(Records with drawing code)
■ ■ ■ ■ ■
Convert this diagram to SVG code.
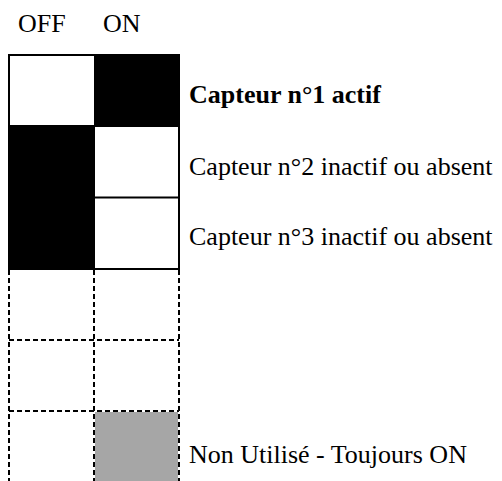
<svg xmlns="http://www.w3.org/2000/svg" width="502" height="481" viewBox="0 0 502 481">
  <style>
    .solid { fill: none; stroke: #000; stroke-width: 2; }
    .dash { fill: none; stroke: #000; stroke-width: 2; stroke-dasharray: 5 3; }
  </style>
  <rect width="502" height="481" fill="#fff"/>

  <g font-family="Liberation Serif, Times New Roman, Times, serif" font-size="26" fill="#000">
    <!-- column headers -->
    <g id="header-off"><text x="18" y="32">OFF</text></g>
    <g id="header-on"><text x="103" y="32">ON</text></g>

    <!-- switch 1: ON -->
    <g id="switch1">
      <rect x="9" y="55" width="85" height="71" fill="#fff"/>
      <rect x="94" y="55" width="85" height="71" fill="#000"/>
      <text x="189" y="103" font-weight="bold">Capteur n°1 actif</text>
    </g>

    <!-- switch 2: OFF -->
    <g id="switch2">
      <rect x="9" y="126" width="85" height="72" fill="#000"/>
      <rect x="94" y="126" width="85" height="72" fill="#fff"/>
      <text x="189" y="175">Capteur n°2 inactif ou absent</text>
    </g>

    <!-- switch 3: OFF -->
    <g id="switch3">
      <rect x="9" y="197" width="85" height="72" fill="#000"/>
      <rect x="94" y="197" width="85" height="72" fill="#fff"/>
      <text x="189" y="245">Capteur n°3 inactif ou absent</text>
    </g>

    <!-- switch 6: unused, always ON -->
    <g id="switch6">
      <rect x="95" y="412" width="83" height="70" fill="#a6a6a6"/>
      <text x="189" y="463">Non Utilisé - Toujours ON</text>
    </g>
  </g>

  <!-- grid lines -->
  <g id="connectors">
    <rect class="solid" x="9" y="55" width="170" height="214"/>
    <line class="solid" x1="9" y1="126" x2="179" y2="126"/>
    <line class="solid" x1="94" y1="197.5" x2="179" y2="197.5"/>
    <line class="solid" x1="94" y1="126" x2="94" y2="269"/>
    <line class="dash" x1="9" y1="270" x2="9" y2="481"/>
    <line class="dash" x1="94" y1="270" x2="94" y2="481"/>
    <line class="dash" x1="179" y1="270" x2="179" y2="481"/>
    <line class="dash" x1="9" y1="340" x2="179" y2="340"/>
    <line class="dash" x1="9" y1="411" x2="179" y2="411"/>
  </g>
</svg>
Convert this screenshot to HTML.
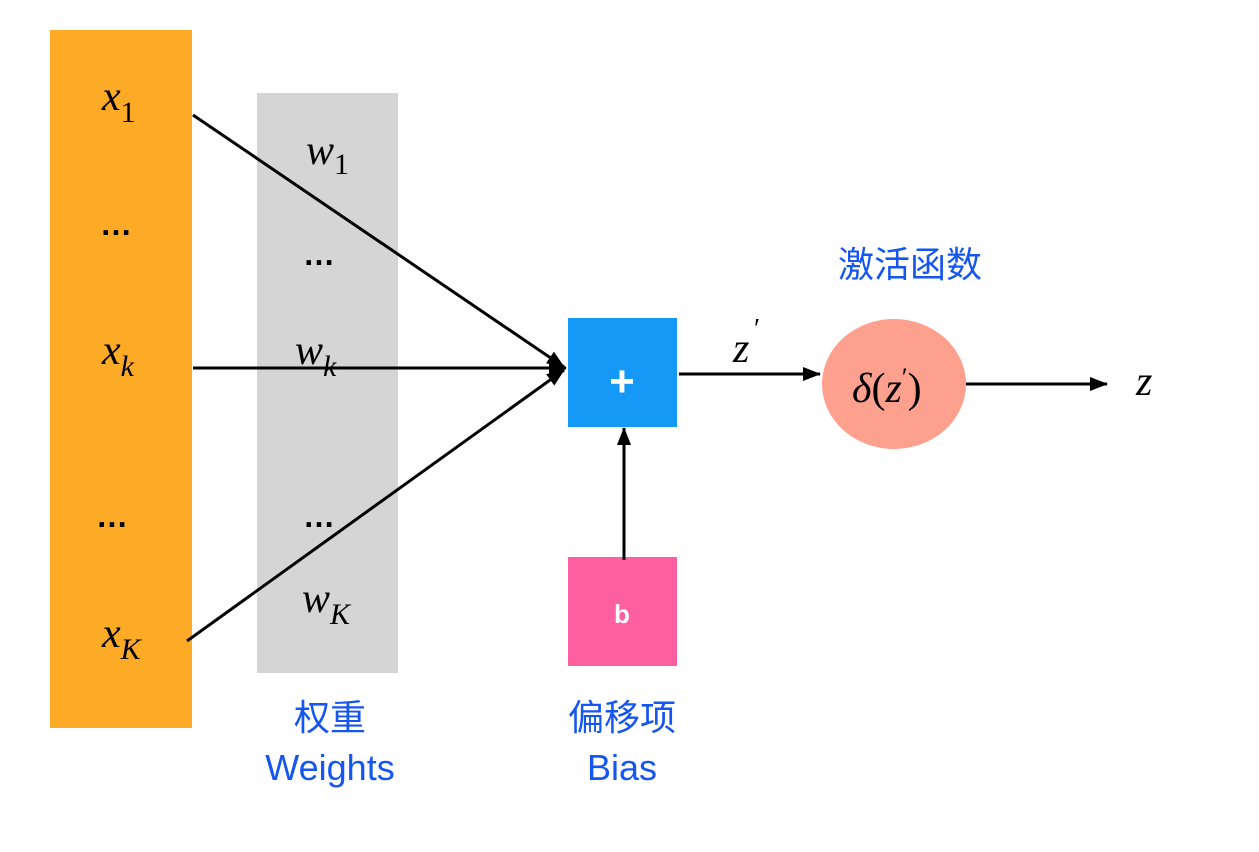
■ ■ ■ ■ ■
[PROBLEM REQUIREMENTS] Leaving the pictures aside, transcribe the entire listing exactly.

[WRITTEN ANSWER]
Convert this diagram to SVG code.
<svg xmlns="http://www.w3.org/2000/svg" width="502" height="481" viewBox="0 0 502 481">
  <style>
    .solid { fill: none; stroke: #000; stroke-width: 2; }
    .dash { fill: none; stroke: #000; stroke-width: 2; stroke-dasharray: 5 3; }
  </style>
  <rect width="502" height="481" fill="#fff"/>

  <g font-family="Liberation Serif, Times New Roman, Times, serif" font-size="26" fill="#000">
    <!-- column headers -->
    <g id="header-off"><text x="18" y="32">OFF</text></g>
    <g id="header-on"><text x="103" y="32">ON</text></g>

    <!-- switch 1: ON -->
    <g id="switch1">
      <rect x="9" y="55" width="85" height="71" fill="#fff"/>
      <rect x="94" y="55" width="85" height="71" fill="#000"/>
      <text x="189" y="103" font-weight="bold">Capteur n°1 actif</text>
    </g>

    <!-- switch 2: OFF -->
    <g id="switch2">
      <rect x="9" y="126" width="85" height="72" fill="#000"/>
      <rect x="94" y="126" width="85" height="72" fill="#fff"/>
      <text x="189" y="175">Capteur n°2 inactif ou absent</text>
    </g>

    <!-- switch 3: OFF -->
    <g id="switch3">
      <rect x="9" y="197" width="85" height="72" fill="#000"/>
      <rect x="94" y="197" width="85" height="72" fill="#fff"/>
      <text x="189" y="245">Capteur n°3 inactif ou absent</text>
    </g>

    <!-- switch 6: unused, always ON -->
    <g id="switch6">
      <rect x="95" y="412" width="83" height="70" fill="#a6a6a6"/>
      <text x="189" y="463">Non Utilisé - Toujours ON</text>
    </g>
  </g>

  <!-- grid lines -->
  <g id="connectors">
    <rect class="solid" x="9" y="55" width="170" height="214"/>
    <line class="solid" x1="9" y1="126" x2="179" y2="126"/>
    <line class="solid" x1="94" y1="197.5" x2="179" y2="197.5"/>
    <line class="solid" x1="94" y1="126" x2="94" y2="269"/>
    <line class="dash" x1="9" y1="270" x2="9" y2="481"/>
    <line class="dash" x1="94" y1="270" x2="94" y2="481"/>
    <line class="dash" x1="179" y1="270" x2="179" y2="481"/>
    <line class="dash" x1="9" y1="340" x2="179" y2="340"/>
    <line class="dash" x1="9" y1="411" x2="179" y2="411"/>
  </g>
</svg>
Convert this screenshot to HTML.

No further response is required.